自动将PolarDB MySQL版数据向量化并同步至PolarSearch - 云原生数据库 PolarDB

当您需要构建基于文本内容的语义搜索、智能问答或推荐系统等AI应用时，通常需要将数据库中的业务数据（如商品描述、用户评论）转换为向量（Embedding），并存储到专门的向量数据库中。PolarDB MySQL版提供的AutoETL功能，结合PolarSearch的数据接入管道（ingestion pipeline），可以自动化完成数据提取-向量化-存入索引的全过程，无需您手动搭建和维护复杂的数据同步链路。本文将指导您如何配置这一自动化流程，实现将PolarDB MySQL版表中的文本数据，通过调用外部Embedding模型进行向量化，并最终将原始文本和生成的向量一并同步至PolarSearch索引中。

工作原理

整个自动化数据流程涉及PolarDB MySQL版、PolarSearch以及Embedding模型服务，其核心工作流如下：

数据源：您的原始文本数据存储在PolarDB MySQL版的表中。
触发同步：您通过在PolarDB MySQL版中调用dbms_etl.sync_by_map函数，创建并启动一个从MySQL到PolarSearch的数据同步任务（AutoETL）。
数据写入：AutoETL任务将表中的数据变更（增、删、改）实时同步到PolarSearch的指定索引中。
管道处理：在数据写入PolarSearch索引之前，会触发预设的数据接入管道（Ingestion Pipeline）。
调用模型：管道中的text_embedding处理器会读取指定文本字段的内容，通过连接器（Connector）调用外部Embedding模型服务，将文本转换为向量。
向量存储：模型返回的向量会与原始数据一同写入PolarSearch索引的相应字段中，完成向量索引的构建。

适用范围

在使用此功能前，请确保您的环境满足以下条件：

集群版本：
- MySQL 8.0.1，且修订版本需为8.0.1.1.52或以上。
- MySQL 8.0.2，且修订版本需为8.0.2.2.33或以上。
网络环境：用于文本向量化的Embedding模型服务需部署在与PolarDB MySQL版集群相同的专有网络内。PolarSearch节点将作为客户端主动访问该模型服务。

准备Embedding模型服务

在开始配置PolarDB MySQL版之前，您需要一个可以通过HTTP访问的Embedding模型服务，并将其部署在PolarSearch中。该服务接收文本输入，并返回对应的向量。详细部署说明，请参见集成外部模型服务。

配置访问凭证和环境变量

在开始操作前，请先准备好以下信息，并设置为环境变量。这将有效简化后续的curl命令，避免重复修改。统一管理所有配置和凭证，方便后续命令的复制和执行。

变量名	说明	示例值
`POLARSEARCH_HOST_PORT`	PolarSearch节点的获取连接地址。	`pc-xxx.polardbsearch.rds.aliyuncs.com:3001`
`USER_PASSWORD`	PolarSearch节点的管理员账号。	`polarsearch_user:your_password`
`YOUR_API_KEY`	外部模型服务的API Key。说明使用阿里云大模型服务平台百炼时，请参见获取API Key。自建模型服务无身份验证时，可忽略`YOUR_API_KEY`变量的设置。	`sk-xxxxxxxxxxxxxxxxxxxxxxxx`

操作步骤：在您的终端中执行以下命令，将示例值替换为您的真实信息。

# 设置 PolarSearch 访问地址和端口
export POLARSEARCH_HOST_PORT="pc-xxx.polardbsearch.rds.aliyuncs.com:3001"

# 设置 PolarSearch 管理员密码
export USER_PASSWORD="polarsearch_user:your_password"

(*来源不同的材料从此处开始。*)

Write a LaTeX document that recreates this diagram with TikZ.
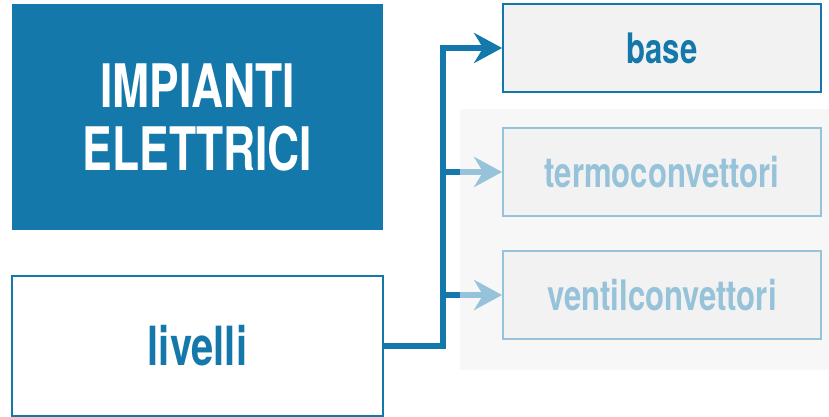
\documentclass[tikz,border=0pt]{standalone}
\usepackage{fontspec}
\newfontfamily\condfont{TeX Gyre Heros}[FakeStretch=0.74]
\usepackage{tikz}
\usetikzlibrary{arrows.meta, positioning, calc}
\definecolor{myblue}{RGB}{20,120,170}
\definecolor{mylight}{RGB}{150,195,218}
\definecolor{boxgrey}{RGB}{242,242,242}
\definecolor{panelgrey}{RGB}{247,247,247}
\tikzset{
  titlebox/.style={rectangle, fill=myblue, text=white, align=center,
    minimum width=371pt, minimum height=226pt, inner sep=0pt,
    font=\condfont\bfseries\fontsize{60}{63}\selectfont},
  levelbox/.style={rectangle, draw=myblue, fill=white, text=myblue,
    minimum width=371pt, minimum height=140pt, line width=1.8pt,
    font=\condfont\bfseries\fontsize{54}{54}\selectfont},
  optbox/.style={rectangle, draw=myblue, fill=boxgrey, text=myblue,
    minimum width=318pt, minimum height=88pt, line width=1.8pt,
    font=\condfont\bfseries\fontsize{42}{42}\selectfont},
  fadebox/.style={optbox, draw=mylight, text=mylight},
  arrow/.style={-{Stealth[length=28pt, width=30pt, inset=9pt]}, line width=6pt, color=myblue},
  fadearrow/.style={arrow, color=mylight},
  line/.style={line width=6pt, color=myblue}
}

\begin{document}
\begin{tikzpicture}[x=1pt, y=-1pt]
  \useasboundingbox (0,0) rectangle (829,417);

  % Left column
  \node[titlebox] (title) at (197.5,117) {IMPIANTI\\ELETTRICI};
  \node[levelbox] (livelli) at (197.5,346) {livelli};

  % Background panel for the inactive options
  \node[rectangle, fill=panelgrey, minimum width=369pt, minimum height=261pt, inner sep=0pt] (panel) at (644.5,239.5) {};

  % Options
  \node[optbox] (base) at (662,48) {base};
  \node[fadebox] (termo) at (662,172) {termoconvettori};
  \node[fadebox] (ventil) at (662,295) {ventilconvettori};

  % Connections
  \coordinate (spine) at (443,48);
  \draw[arrow] (livelli.east) -| (spine) -- (base.west);
  \draw[line] (spine |- termo.west) -- (panel.west |- termo.west);
  \draw[fadearrow] (panel.west |- termo.west) -- (termo.west);
  \draw[line] (spine |- ventil.west) -- (panel.west |- ventil.west);
  \draw[fadearrow] (panel.west |- ventil.west) -- (ventil.west);
\end{tikzpicture}
\end{document}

# 设置您的阿里云大模型服务平台百炼 API Key
export YOUR_API_KEY="sk-xxxxxxxxxxxxxxxxxxxxxxxx"

创建数据接入管道

创建一个数据接入管道（ingestion pipeline），它会在数据写入索引前自动执行向量化操作。定义一个名为text_to_vec_pipeline的管道，并在其中使用text_embedding处理器。

参数说明

model_id：为您在集成外部模型服务中部署的Embedding模型ID。
field_map：定义了输入和输出字段的映射关系。以下示例表示：读取my_text字段的文本内容，调用模型生成向量，然后将向量结果存入my_vector字段。

命令行

curl -XPUT "http://${POLARSEARCH_HOST_PORT}/_ingest/pipeline/text_to_vec_pipeline" \
--user "${USER_PASSWORD}" \
-H 'Content-Type: application/json' \
-d '{
  "description": "A text embedding pipeline",
  "processors": [
    {
      "text_embedding": {
        "model_id": "<部署的Embedding模型ID>",
        "field_map": {
          "my_text": "my_vector"
        }
      }
    }
  ]
}'

Dashboard

PUT _ingest/pipeline/text_to_vec_pipeline
{
  "description": "A text embedding pipeline",
  "processors": [
    {
      "text_embedding": {
        "model_id": "<部署的Embedding模型ID>",
        "field_map": {
          "my_text": "my_vector"
        }
      }
    }
  ]
}

创建数据同步链路

准备测试数据：登录PolarDB MySQL版集群，创建一个数据库和表，并插入一些测试数据。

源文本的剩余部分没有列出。